Only one thought comes to mind today. The flames have to be doused before the country gets incinerated. In the past decade or so, Muslims have been disproportionately targeted in instances of mob violence centred around cow slaughter and beef-eating. But this is not about saving just Muslims, or dalits, or any specific group who have been victims of mob violence. This is about saving the rule of law, saving India as we know it.
In recent days, many people are busy cataloguing the lynched to demonstrate that lynching is not new nor that every instance has been due to a fracas over cow slaughter or beef. But no one said that lynching is a novelty nor that it is uniquely related to the vitriolic debate on cow slaughter. This year a Muslim dairy farmer was lynched in Rajasthan by alleged cow vigilantes, a lynch mob also killed seven people in 24 hours in Jharkhand over child abduction rumours.
The most high-decibel argument in the wake of Junaid’s lynching goes something like this — two groups were fighting for seats. A scuffle broke out, and it is the demonic media, which has sensationalised the case by attributing it to beef-related row. As journalists, are we not meant to take the statement of the victim’s brothers who were also attacked and that of the arrested man into account? On social media, many have said such things happen.

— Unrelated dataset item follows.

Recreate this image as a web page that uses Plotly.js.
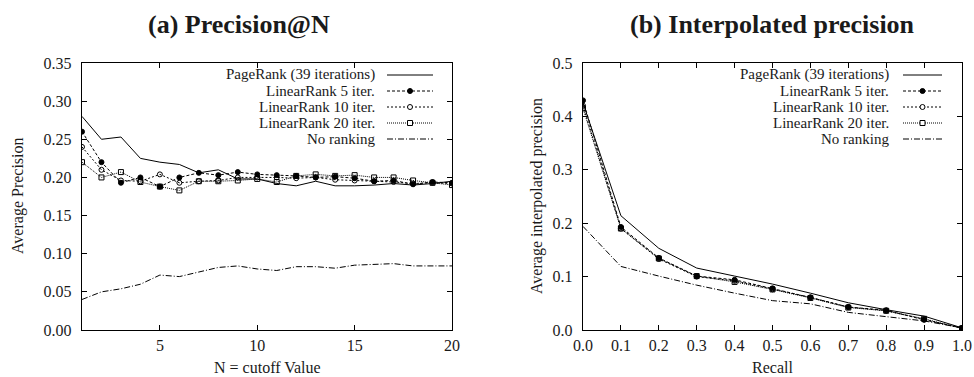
<!DOCTYPE html>
<html>
<head>
<meta charset="utf-8">
<script src="https://cdn.plot.ly/plotly-3.0.1.min.js"></script>
<style>html,body{margin:0;padding:0;background:#fff;}#chart{width:974px;height:377px;}</style>
</head>
<body>
<div id="chart"></div>
<script>
// ---- Data ----
const cutoffN = [1,2,3,4,5,6,7,8,9,10,11,12,13,14,15,16,17,18,19,20];
const precPageRank = [0.280,0.250,0.253,0.225,0.220,0.217,0.206,0.210,0.198,0.198,0.192,0.189,0.195,0.189,0.189,0.190,0.192,0.190,0.192,0.195];
const precLR5      = [0.260,0.220,0.193,0.200,0.188,0.200,0.206,0.203,0.207,0.204,0.203,0.202,0.200,0.201,0.199,0.195,0.196,0.191,0.194,0.193];
const precLR10     = [0.240,0.210,0.196,0.195,0.204,0.193,0.195,0.196,0.200,0.200,0.200,0.199,0.200,0.197,0.196,0.195,0.194,0.192,0.193,0.192];
const precLR20     = [0.220,0.200,0.207,0.194,0.188,0.183,0.195,0.195,0.196,0.198,0.194,0.202,0.204,0.202,0.203,0.200,0.200,0.196,0.193,0.190];
const precNoRank   = [0.040,0.050,0.054,0.060,0.072,0.070,0.076,0.082,0.084,0.080,0.078,0.083,0.083,0.081,0.085,0.086,0.087,0.084,0.084,0.084];

const recall = [0.0,0.1,0.2,0.3,0.4,0.5,0.6,0.7,0.8,0.9,1.0];
const interpPageRank = [0.425,0.214,0.153,0.116,0.101,0.086,0.069,0.051,0.038,0.026,0.004];
const interpLR5      = [0.430,0.193,0.135,0.101,0.094,0.078,0.061,0.043,0.037,0.019,0.004];
const interpLR10     = [0.420,0.190,0.133,0.100,0.092,0.076,0.061,0.043,0.036,0.020,0.003];
const interpLR20     = [0.415,0.190,0.134,0.101,0.090,0.076,0.060,0.042,0.036,0.021,0.003];
const interpNoRank   = [0.194,0.119,0.101,0.084,0.069,0.055,0.049,0.033,0.025,0.017,0.004];

const seriesNames = ["PageRank (39 iterations)","LinearRank 5 iter.","LinearRank 10 iter.","LinearRank 20 iter.","No ranking"];
const leftTickVals = [5,10,15,20];

// ---- Styles ----
const styles = [
  {dash:"solid", symbol:null, fill:null},
  {dash:"3px,2px", symbol:"circle", fill:"#000"},
  {dash:"2px,2px", symbol:"circle-open", fill:"#fff"},
  {dash:"1px,1px", symbol:"square-open", fill:"#fff"},
  {dash:"6px,2px,1px,2px", symbol:null, fill:null}
];
const FONT = "Liberation Serif";
const TXT = "#1a1a1a";

function mk(x, y, i, xa, ya){
  const s = styles[i];
  const t = {x:x, y:y, xaxis:xa, yaxis:ya, name:seriesNames[i], showlegend:false,
    type:"scatter", mode: s.symbol ? "lines+markers" : "lines",
    line:{color:"#000", width:1, dash:s.dash}};
  if (s.symbol) t.marker = {symbol:s.symbol, size:5, color:"#000", line:{color:"#000", width:1}};
  return t;
}

const leftSeries = [precPageRank, precLR5, precLR10, precLR20, precNoRank];
const rightSeries = [interpPageRank, interpLR5, interpLR10, interpLR20, interpNoRank];
const traces = [];
leftSeries.forEach((v,i)=>traces.push(mk(cutoffN, v, i, "x", "y")));
rightSeries.forEach((v,i)=>traces.push(mk(recall, v, i, "x2", "y2")));

const W = 974, H = 377;
const px = v => v / W;
const py = v => 1 - v / H;

const axBase = {showline:true, linecolor:"#000", linewidth:1.2, mirror:"ticks", ticks:"inside",
  ticklen:5, tickcolor:"#000", showgrid:false, zeroline:false,
  tickfont:{family:FONT, size:16, color:TXT}};
const xAx = Object.assign({}, axBase, {ticklabelstandoff:1});
const yAx = Object.assign({}, axBase, {ticklabelstandoff:6});

const layout = {
  width:W, height:H, margin:{l:0,r:0,t:0,b:0}, paper_bgcolor:"#fff", plot_bgcolor:"#fff",
  showlegend:false,
  font:{family:FONT, color:TXT},
  xaxis: Object.assign({}, xAx, {domain:[px(82), px(452)], range:[1,20], tickvals:leftTickVals, anchor:"y"}),
  yaxis: Object.assign({}, yAx, {domain:[py(330), py(63)], range:[0,0.35], dtick:0.05, tickformat:".2f", anchor:"x"}),
  xaxis2: Object.assign({}, xAx, {domain:[px(583), px(962)], range:[0,1], dtick:0.1, tickformat:".1f", anchor:"y2"}),
  yaxis2: Object.assign({}, yAx, {domain:[py(330), py(63)], range:[0,0.5], dtick:0.1, tickformat:".1f", anchor:"x2"}),
  annotations: [
    {text:"<b>(a) Precision@N</b>", x:px(239), y:py(24), xref:"paper", yref:"paper", showarrow:false,
     xanchor:"center", yanchor:"middle", font:{family:FONT, size:26, color:TXT}},
    {text:"<b>(b) Interpolated precision</b>", x:px(772), y:py(24), xref:"paper", yref:"paper", showarrow:false,
     xanchor:"center", yanchor:"middle", font:{family:FONT, size:26, color:TXT}},
    {text:"N = cutoff Value", x:px(267), y:py(367), xref:"paper", yref:"paper", showarrow:false,
     xanchor:"center", yanchor:"middle", font:{family:FONT, size:16, color:TXT}},
    {text:"Recall", x:px(772), y:py(367), xref:"paper", yref:"paper", showarrow:false,
     xanchor:"center", yanchor:"middle", font:{family:FONT, size:16, color:TXT}},
    {text:"Average Precision", x:px(18), y:py(196), xref:"paper", yref:"paper", showarrow:false, textangle:-90,
     xanchor:"center", yanchor:"middle", font:{family:FONT, size:16, color:TXT}},
    {text:"Average interpolated precision", x:px(537), y:py(196), xref:"paper", yref:"paper", showarrow:false, textangle:-90,
     xanchor:"center", yanchor:"middle", font:{family:FONT, size:16, color:TXT}}
  ],
  shapes: []
};

// custom gnuplot-style legends (text right-aligned, sample on the right)
const legendDefs = [
  {textRight:377, lineX0:387, lineX1:433, rows:[75,91,107,123,139]},
  {textRight:891, lineX0:903, lineX1:942, rows:[75,91,107,123,139]}
];
legendDefs.forEach(ld=>{
  seriesNames.forEach((name,i)=>{
    const yy = ld.rows[i];
    layout.annotations.push({text:name, x:px(ld.textRight), y:py(yy), xref:"paper", yref:"paper",
      showarrow:false, xanchor:"right", yanchor:"middle", font:{family:FONT, size:15, color:TXT}});
    const s = styles[i];
    layout.shapes.push({type:"line", xref:"paper", yref:"paper", x0:px(ld.lineX0), x1:px(ld.lineX1),
      y0:py(yy), y1:py(yy), line:{color:"#000", width:1, dash:s.dash}});
    if (s.symbol){
      const cx = px((ld.lineX0+ld.lineX1)/2), cy = py(yy);
      layout.shapes.push({type: s.symbol.indexOf("square")===0 ? "rect" : "circle",
        xref:"paper", yref:"paper", xsizemode:"pixel", ysizemode:"pixel",
        xanchor:cx, yanchor:cy, x0:-2.5, x1:2.5, y0:-2.5, y1:2.5,
        fillcolor:s.fill, line:{color:"#000", width:1}});
    }
  });
});

Plotly.newPlot("chart", traces, layout, {staticPlot:true, displayModeBar:false});
</script>
</body>
</html>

It is time to get some basics right. The boy is dead, was killed in full view of passengers in a moving train and no one came to help nor stop the attacker. The police says it did not know anything.
Is it the new normal to be stabbed if there is a row over a seat in a train? It is shocking that some are putting different values to different kinds of lynching.
The other argument is that lynchings did not start with the Narendra Modi government, that there have been instances where the mob has belonged to the minority community. Nobody said there were no lynchings before the NDA government came to power nor that mob violence is in the DNA of only one community. They have occurred before and under different governments of the left, right and centre. The whole political class is complicit.
But is that a reason why we need to be blasé towards lynching in 2017?
Another line of argument is that no one can control a mob. But we must not forget those who create an enabling atmosphere for mobs. While it is vital to find the suspects and make sure that justice is done and soon, it is just as important to come down heavily on those who have been relentlessly spewing venom, “otherising” entire communities.
Earlier this year, newspapers reported Chhattisgarh chief minister Raman Singh saying that anyone found killing cows in his state will be hanged. Then there are people like gaurakshak Satish Kumar whose website (http://protectyourcow.blogspot.in/2010/08/about-us.html) continues to proclaim that he and his group are committed to “protection of all cows” which can only be “achieved by killing all killers of cows”.
It is good that four days after Junaid was killed, law minister Ravi Shankar Prasad described the lynching as “extremely painful and shameful” and promised that the government “will do its job” and that the Haryana chief minister has finally announced compensation for Junaid’s killing. We now wait for others, including the Prime Minister, to express not only similar sentiments, but make clear that they will follow through on what they say.
Lynching reflects a collapse of the rule of law. Mob violence in one part of the country, left unchecked, fuels mob violence elsewhere. And like a fire, the violence spreads. We have seen it before at different places under different regimes. It is time to say “enough” and call out the bigots — not just those who commit the actual savagery but every hatemonger, irrespective of political or religious affiliation, who contributes towards creating an atmosphere where such savagery can be dismissed as routine and therefore not worth sustained attention.